Since November 2017 there has been support for requesting Let's Encrypt certificates with the ACME protocol which is awesome. However, the only 'documentation' about this I could find is a diff in the original pull request. For the rest it was a case of trying to figure out through the issues tracker (#2418, #2487) how this functionality 'works'.
I have tried the following to get a Let's Encrypt certificate:
acme:
contact: "mailto:[email protected]"
ca_url: "https://acme-v01.api.letsencrypt.org"
And then run ejabberdctl get_certificates all which puts this in the error log file:
2019-07-25 12:01:47.446 [error] <0.480.0>@ejabberd_acme:create_new_account:285 Error: {error,badarg} creating an account for contact: <<"mailto:[email protected]">>
Then with some help provided in #2487 I edited the config to look like this:
acme:
contact: "mailto:[email protected]"
#ca_url: "https://acme-v01.api.letsencrypt.org"
Running the ejabberdctl get_certificates all puts this in the logs:
2019-07-25 12:12:22.393 [error] <0.480.0>@ejabberd_acme:get_config_ca_url:1191 No CA url has been specified in configuration
2019-07-25 12:12:37.567 [error] <0.480.0>@ejabberd_acme_comm:get_authz_until_valid:197 Maximum request limit waiting for validation reached
2019-07-25 12:12:37.567 [error] <0.480.0>@ejabberd_acme:create_new_authorization:316 Error: {error,{badmatch,{error,max_request_limit}}} getting an authorization for domain: <<"myserver.com">>
Then I found the sample config in the original pull request for this and added this section for an HTTP listener as instructed:
listen:
-
port: 80
ip: "::"
module: ejabberd_http
But the ejabberd service won't even start with the following error being shown:
2019-07-25 13:45:25.030 [error] <0.342.0>@ejabberd_listener:report_socket_error:417 Failed to open socket at [::]:80 for ejabberd_http: permission denied
Which is probably due to the systemd service running the process as user ejabberd which does not have root privileges to listen on this port.
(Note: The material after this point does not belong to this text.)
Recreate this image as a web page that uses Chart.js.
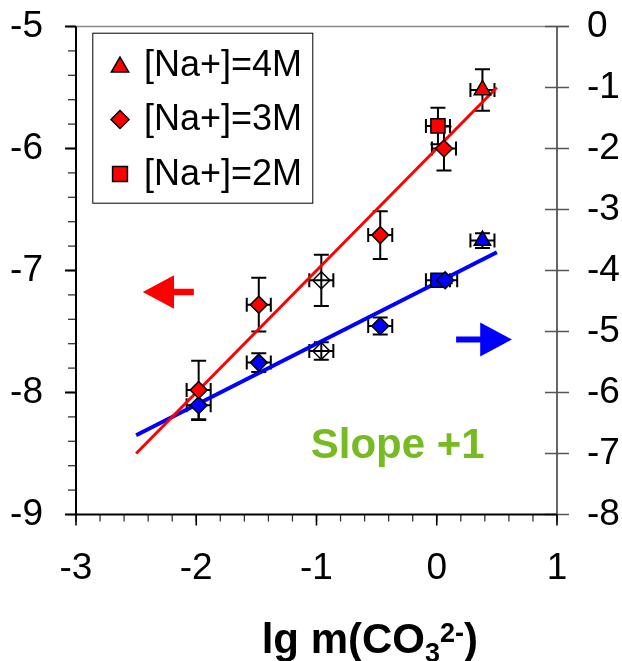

Only root privileged users can open ports below 1024.
I'm just thoroughly confused by this and would like to have some help on how to get this working and preferrably have someone write some documentation on this. Pinging the original author (@angelhof) and reviewer (@zinid) for some input on this.
Set another port, let's say 5280, and forward 80 to 5280 in iptables.
It's actually a problem in ACME protocol itself which requires privileged ports.
Thanks for the swift response @zinid! While having a forward in iptables would (possibly) solve the issue, I don't think it would fix the underlying issue here, which is that there is no official documentation on how this should work. As you can see I could puzzle the pieces together with some effort but having a section on this in the documentation would make sure that people at least knows this exists and how it's supposed to work.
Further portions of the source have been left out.